**What to produce**
Write again exactly the lines in the listing below, starting at the line with "Emit a Python" and ending at the line with "24.15, 25.15, 26.0]", both included. Pictures are not copied.

######

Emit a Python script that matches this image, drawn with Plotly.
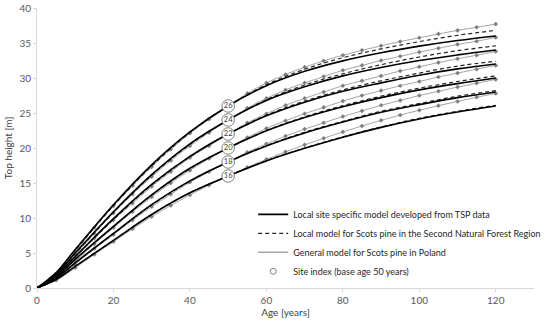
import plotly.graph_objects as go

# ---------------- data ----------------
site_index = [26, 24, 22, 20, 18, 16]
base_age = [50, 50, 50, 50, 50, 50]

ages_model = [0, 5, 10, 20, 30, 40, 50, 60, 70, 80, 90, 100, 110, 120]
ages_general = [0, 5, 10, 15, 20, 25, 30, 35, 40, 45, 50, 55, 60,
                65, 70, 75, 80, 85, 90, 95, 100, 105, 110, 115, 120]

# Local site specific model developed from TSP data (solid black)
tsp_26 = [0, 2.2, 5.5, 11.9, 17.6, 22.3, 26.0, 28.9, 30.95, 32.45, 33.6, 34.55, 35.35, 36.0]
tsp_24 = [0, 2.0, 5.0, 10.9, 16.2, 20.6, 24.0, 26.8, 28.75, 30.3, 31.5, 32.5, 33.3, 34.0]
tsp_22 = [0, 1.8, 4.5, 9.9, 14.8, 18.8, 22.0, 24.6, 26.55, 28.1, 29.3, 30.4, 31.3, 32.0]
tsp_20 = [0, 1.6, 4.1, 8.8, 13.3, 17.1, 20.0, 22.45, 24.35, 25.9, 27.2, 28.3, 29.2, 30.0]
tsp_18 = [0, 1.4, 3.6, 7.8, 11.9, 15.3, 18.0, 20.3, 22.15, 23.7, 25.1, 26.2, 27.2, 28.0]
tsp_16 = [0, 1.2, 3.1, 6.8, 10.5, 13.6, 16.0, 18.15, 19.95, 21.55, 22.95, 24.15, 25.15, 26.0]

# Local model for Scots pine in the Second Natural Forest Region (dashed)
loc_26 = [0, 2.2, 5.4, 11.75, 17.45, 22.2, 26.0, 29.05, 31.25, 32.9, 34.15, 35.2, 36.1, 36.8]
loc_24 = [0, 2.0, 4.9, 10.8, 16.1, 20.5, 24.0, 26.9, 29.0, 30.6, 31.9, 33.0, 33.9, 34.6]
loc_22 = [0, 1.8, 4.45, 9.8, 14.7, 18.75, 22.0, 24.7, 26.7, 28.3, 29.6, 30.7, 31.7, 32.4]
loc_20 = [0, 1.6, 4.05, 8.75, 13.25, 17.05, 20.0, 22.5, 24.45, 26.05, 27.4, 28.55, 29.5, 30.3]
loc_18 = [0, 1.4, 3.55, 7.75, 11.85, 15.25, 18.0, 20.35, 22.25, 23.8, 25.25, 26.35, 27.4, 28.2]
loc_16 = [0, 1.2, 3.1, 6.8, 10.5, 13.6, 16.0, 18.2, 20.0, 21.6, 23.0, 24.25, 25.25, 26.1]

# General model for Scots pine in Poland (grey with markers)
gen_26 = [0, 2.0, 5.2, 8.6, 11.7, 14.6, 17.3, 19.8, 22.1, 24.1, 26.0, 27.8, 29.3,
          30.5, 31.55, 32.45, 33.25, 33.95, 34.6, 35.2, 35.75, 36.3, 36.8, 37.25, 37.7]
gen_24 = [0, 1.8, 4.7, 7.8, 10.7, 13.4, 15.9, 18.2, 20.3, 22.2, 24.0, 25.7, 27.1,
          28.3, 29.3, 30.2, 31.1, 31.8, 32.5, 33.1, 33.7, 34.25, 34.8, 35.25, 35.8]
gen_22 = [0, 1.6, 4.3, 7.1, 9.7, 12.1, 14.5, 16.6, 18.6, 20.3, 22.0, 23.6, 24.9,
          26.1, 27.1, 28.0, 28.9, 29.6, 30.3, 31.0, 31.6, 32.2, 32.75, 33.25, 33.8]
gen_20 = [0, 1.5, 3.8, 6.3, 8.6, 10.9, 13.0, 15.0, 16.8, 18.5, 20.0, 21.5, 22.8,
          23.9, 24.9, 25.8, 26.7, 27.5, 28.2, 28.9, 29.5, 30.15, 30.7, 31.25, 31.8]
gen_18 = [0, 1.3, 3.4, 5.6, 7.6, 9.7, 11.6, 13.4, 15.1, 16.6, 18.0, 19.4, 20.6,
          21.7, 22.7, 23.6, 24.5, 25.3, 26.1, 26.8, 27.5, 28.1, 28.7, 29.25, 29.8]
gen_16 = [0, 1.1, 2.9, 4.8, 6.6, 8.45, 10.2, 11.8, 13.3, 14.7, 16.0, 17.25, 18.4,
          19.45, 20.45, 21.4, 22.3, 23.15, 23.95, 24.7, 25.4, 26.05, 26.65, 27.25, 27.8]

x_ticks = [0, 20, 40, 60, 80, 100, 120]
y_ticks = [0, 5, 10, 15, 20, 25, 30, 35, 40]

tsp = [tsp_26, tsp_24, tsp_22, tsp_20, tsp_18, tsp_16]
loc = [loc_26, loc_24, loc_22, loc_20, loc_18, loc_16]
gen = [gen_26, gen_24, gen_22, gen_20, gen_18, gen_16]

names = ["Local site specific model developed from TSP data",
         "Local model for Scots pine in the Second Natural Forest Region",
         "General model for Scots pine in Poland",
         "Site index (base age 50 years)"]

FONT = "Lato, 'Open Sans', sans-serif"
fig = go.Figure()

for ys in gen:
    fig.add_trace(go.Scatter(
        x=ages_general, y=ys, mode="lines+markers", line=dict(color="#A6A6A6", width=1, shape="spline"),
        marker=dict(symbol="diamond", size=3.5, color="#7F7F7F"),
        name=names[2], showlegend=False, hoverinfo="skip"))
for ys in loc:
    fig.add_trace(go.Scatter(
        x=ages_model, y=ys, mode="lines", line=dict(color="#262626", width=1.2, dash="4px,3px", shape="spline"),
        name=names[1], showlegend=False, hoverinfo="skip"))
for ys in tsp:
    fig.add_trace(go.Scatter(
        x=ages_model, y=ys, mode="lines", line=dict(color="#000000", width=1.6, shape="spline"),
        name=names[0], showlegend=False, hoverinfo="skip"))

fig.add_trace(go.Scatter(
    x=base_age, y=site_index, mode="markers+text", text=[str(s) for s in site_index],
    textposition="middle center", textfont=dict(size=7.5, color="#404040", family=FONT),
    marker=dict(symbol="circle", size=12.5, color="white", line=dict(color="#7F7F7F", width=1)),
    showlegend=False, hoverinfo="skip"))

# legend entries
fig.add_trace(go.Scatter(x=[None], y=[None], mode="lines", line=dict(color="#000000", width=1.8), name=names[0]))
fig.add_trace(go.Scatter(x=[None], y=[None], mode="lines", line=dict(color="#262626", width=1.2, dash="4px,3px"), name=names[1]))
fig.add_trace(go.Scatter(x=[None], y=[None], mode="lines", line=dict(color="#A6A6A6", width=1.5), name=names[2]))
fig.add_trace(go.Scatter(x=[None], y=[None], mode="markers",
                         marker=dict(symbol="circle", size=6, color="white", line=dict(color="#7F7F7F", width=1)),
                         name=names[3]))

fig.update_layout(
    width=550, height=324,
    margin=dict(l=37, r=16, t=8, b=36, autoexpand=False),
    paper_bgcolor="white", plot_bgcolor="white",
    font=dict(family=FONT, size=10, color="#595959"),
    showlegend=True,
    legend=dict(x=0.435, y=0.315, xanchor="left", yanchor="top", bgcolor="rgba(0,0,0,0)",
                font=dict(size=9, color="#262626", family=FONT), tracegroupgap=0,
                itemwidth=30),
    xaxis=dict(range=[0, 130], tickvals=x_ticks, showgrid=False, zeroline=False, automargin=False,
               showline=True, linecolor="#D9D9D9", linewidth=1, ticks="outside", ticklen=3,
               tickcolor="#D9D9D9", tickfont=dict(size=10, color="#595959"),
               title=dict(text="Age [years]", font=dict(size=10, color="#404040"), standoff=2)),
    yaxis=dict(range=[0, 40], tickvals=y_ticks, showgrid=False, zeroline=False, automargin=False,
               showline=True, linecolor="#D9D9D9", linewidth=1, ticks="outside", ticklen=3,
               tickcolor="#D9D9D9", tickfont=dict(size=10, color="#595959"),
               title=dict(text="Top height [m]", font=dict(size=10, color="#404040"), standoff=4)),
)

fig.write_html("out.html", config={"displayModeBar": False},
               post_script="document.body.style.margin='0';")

######

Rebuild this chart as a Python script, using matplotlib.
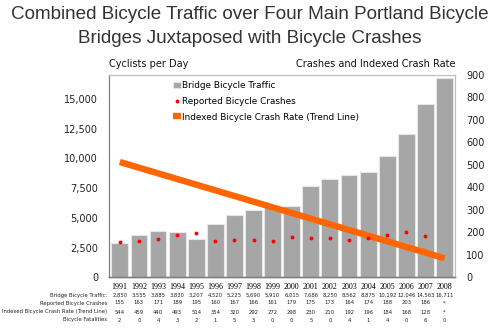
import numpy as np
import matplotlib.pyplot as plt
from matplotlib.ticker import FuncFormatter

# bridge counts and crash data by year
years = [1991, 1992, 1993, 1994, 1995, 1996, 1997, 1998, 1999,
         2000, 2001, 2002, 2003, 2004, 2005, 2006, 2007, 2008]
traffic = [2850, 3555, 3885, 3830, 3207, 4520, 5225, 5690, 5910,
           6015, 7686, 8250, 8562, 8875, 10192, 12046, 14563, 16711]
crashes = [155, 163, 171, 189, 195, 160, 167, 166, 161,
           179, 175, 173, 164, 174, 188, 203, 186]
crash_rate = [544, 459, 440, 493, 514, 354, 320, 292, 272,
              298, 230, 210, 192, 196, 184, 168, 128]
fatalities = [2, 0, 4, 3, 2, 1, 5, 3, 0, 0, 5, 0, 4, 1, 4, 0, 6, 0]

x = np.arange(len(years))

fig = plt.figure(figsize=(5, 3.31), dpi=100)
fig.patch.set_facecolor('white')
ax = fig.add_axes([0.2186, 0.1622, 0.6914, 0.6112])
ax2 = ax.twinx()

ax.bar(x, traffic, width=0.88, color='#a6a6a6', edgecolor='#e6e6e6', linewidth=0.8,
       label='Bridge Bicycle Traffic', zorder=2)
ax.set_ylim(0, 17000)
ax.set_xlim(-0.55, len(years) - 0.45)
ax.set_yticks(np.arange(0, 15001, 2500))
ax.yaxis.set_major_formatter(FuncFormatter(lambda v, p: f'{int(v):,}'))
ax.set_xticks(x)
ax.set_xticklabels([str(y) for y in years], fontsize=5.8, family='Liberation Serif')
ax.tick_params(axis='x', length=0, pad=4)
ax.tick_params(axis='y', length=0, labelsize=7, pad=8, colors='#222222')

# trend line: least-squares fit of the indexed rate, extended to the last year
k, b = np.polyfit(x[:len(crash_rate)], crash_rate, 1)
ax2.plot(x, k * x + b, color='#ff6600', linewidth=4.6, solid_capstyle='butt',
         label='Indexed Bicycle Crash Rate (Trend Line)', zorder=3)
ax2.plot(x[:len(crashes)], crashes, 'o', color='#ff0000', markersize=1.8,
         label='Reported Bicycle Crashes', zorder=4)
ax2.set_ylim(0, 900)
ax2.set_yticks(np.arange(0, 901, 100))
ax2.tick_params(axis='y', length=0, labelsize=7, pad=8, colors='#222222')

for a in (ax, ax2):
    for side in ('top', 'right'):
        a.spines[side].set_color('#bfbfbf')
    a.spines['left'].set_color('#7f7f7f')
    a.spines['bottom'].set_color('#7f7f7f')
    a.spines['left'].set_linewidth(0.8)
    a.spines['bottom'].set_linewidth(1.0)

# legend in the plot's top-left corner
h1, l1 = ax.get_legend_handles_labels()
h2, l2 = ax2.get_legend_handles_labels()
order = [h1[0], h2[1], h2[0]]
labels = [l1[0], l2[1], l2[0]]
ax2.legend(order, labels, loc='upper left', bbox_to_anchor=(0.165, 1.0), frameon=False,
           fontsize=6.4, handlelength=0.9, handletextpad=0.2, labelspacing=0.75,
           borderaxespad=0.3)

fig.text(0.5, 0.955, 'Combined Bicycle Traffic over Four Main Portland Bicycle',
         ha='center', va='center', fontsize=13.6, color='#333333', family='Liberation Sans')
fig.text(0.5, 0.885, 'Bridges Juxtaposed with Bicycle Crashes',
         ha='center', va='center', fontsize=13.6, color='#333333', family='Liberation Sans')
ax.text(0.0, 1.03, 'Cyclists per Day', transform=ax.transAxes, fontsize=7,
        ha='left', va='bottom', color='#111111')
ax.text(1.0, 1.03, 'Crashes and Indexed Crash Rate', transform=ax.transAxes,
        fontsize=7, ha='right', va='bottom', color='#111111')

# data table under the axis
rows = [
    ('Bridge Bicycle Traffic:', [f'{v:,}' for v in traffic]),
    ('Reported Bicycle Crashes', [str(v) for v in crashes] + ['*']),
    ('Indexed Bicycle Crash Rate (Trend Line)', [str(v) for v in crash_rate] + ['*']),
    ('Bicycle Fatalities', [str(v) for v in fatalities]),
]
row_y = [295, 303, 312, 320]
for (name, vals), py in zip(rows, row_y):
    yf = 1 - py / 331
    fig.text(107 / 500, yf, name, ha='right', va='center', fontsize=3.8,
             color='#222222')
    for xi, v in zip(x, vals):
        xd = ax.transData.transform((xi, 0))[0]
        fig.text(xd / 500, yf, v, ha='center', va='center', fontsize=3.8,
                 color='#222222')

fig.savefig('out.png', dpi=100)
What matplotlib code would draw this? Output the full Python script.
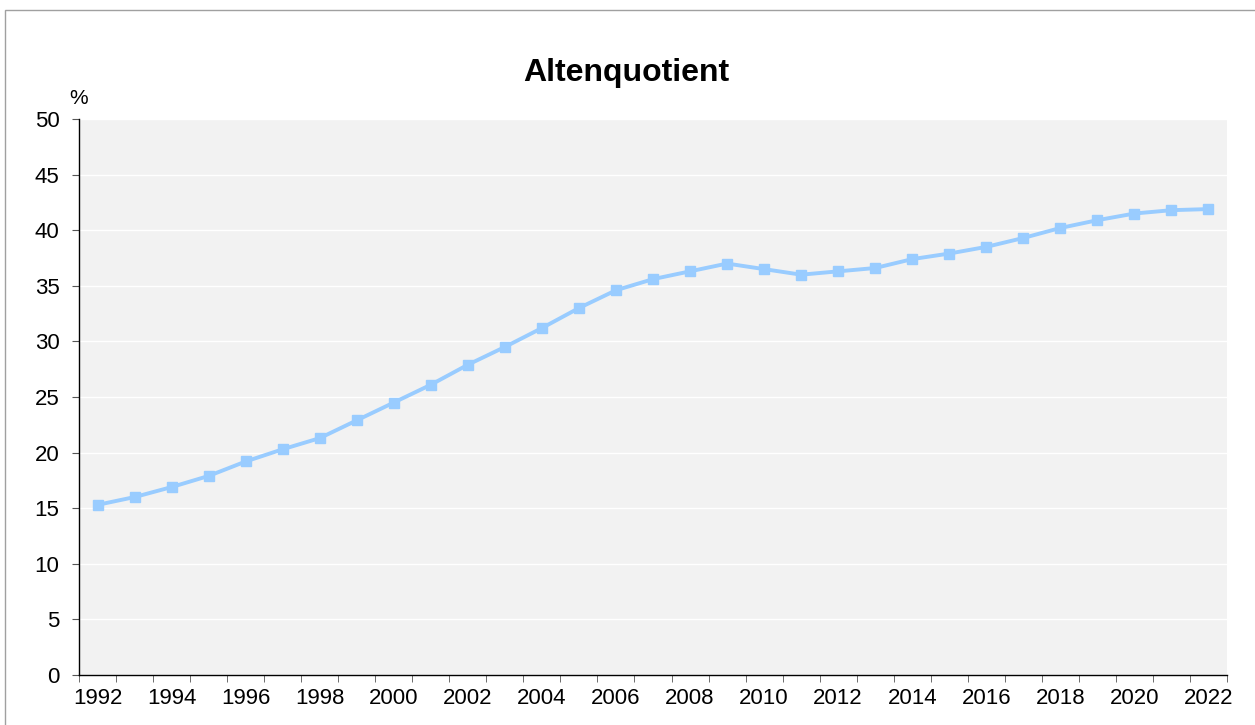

######

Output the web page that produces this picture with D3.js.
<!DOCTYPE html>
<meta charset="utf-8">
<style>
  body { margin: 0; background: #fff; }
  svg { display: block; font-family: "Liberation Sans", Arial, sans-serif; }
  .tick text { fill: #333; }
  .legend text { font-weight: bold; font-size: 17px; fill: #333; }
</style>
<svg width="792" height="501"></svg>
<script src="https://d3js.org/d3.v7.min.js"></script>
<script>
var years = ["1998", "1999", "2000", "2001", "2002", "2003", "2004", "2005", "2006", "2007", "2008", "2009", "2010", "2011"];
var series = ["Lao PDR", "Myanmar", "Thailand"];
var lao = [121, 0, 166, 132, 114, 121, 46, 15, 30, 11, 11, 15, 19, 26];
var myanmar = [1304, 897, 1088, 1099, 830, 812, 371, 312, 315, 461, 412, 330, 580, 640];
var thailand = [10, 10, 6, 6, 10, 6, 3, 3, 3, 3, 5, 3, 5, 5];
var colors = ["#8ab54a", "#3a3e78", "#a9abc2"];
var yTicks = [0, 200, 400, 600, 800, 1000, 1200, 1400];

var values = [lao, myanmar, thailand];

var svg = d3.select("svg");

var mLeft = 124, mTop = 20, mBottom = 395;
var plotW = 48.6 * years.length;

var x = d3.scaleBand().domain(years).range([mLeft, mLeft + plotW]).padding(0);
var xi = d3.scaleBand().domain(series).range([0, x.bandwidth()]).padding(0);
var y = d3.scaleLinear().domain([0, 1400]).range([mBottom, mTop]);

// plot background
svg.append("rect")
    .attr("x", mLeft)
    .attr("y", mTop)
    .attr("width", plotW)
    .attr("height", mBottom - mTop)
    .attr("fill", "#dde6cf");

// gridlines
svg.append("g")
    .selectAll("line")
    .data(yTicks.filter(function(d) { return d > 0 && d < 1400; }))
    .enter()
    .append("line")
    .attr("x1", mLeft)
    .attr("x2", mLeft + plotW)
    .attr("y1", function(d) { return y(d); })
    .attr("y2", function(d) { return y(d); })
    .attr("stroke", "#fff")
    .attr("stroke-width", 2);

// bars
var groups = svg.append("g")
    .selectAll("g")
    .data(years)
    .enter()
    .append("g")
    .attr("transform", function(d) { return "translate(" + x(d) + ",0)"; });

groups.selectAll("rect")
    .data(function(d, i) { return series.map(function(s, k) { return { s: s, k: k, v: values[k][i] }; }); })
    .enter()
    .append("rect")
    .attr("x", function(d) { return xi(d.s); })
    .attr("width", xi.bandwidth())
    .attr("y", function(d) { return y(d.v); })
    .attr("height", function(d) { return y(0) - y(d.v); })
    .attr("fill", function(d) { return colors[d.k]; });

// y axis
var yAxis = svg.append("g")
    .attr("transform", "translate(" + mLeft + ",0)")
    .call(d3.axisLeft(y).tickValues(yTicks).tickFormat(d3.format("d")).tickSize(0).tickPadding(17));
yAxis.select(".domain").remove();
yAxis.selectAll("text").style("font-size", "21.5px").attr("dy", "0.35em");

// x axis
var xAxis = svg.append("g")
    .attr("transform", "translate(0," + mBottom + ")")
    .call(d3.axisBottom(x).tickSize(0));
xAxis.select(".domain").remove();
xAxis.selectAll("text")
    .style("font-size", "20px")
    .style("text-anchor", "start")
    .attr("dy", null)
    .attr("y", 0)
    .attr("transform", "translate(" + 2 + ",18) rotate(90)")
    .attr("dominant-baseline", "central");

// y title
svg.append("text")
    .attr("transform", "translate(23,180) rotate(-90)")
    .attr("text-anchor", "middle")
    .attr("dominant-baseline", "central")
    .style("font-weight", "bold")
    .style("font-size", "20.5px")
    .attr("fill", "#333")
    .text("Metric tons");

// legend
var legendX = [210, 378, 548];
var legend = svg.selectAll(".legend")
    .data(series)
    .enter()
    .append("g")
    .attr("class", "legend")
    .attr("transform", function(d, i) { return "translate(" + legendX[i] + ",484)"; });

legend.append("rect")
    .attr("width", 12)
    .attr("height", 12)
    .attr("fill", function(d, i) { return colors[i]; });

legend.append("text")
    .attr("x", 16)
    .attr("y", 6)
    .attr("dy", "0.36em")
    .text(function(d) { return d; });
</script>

######

**In response**
Emit a Python script that matches this image, drawn with Plotly.
import plotly.graph_objects as go

# ---------------- data ----------------
site_index = [26, 24, 22, 20, 18, 16]
base_age = [50, 50, 50, 50, 50, 50]

ages_model = [0, 5, 10, 20, 30, 40, 50, 60, 70, 80, 90, 100, 110, 120]
ages_general = [0, 5, 10, 15, 20, 25, 30, 35, 40, 45, 50, 55, 60,
                65, 70, 75, 80, 85, 90, 95, 100, 105, 110, 115, 120]

# Local site specific model developed from TSP data (solid black)
tsp_26 = [0, 2.2, 5.5, 11.9, 17.6, 22.3, 26.0, 28.9, 30.95, 32.45, 33.6, 34.55, 35.35, 36.0]
tsp_24 = [0, 2.0, 5.0, 10.9, 16.2, 20.6, 24.0, 26.8, 28.75, 30.3, 31.5, 32.5, 33.3, 34.0]
tsp_22 = [0, 1.8, 4.5, 9.9, 14.8, 18.8, 22.0, 24.6, 26.55, 28.1, 29.3, 30.4, 31.3, 32.0]
tsp_20 = [0, 1.6, 4.1, 8.8, 13.3, 17.1, 20.0, 22.45, 24.35, 25.9, 27.2, 28.3, 29.2, 30.0]
tsp_18 = [0, 1.4, 3.6, 7.8, 11.9, 15.3, 18.0, 20.3, 22.15, 23.7, 25.1, 26.2, 27.2, 28.0]
tsp_16 = [0, 1.2, 3.1, 6.8, 10.5, 13.6, 16.0, 18.15, 19.95, 21.55, 22.95, 24.15, 25.15, 26.0]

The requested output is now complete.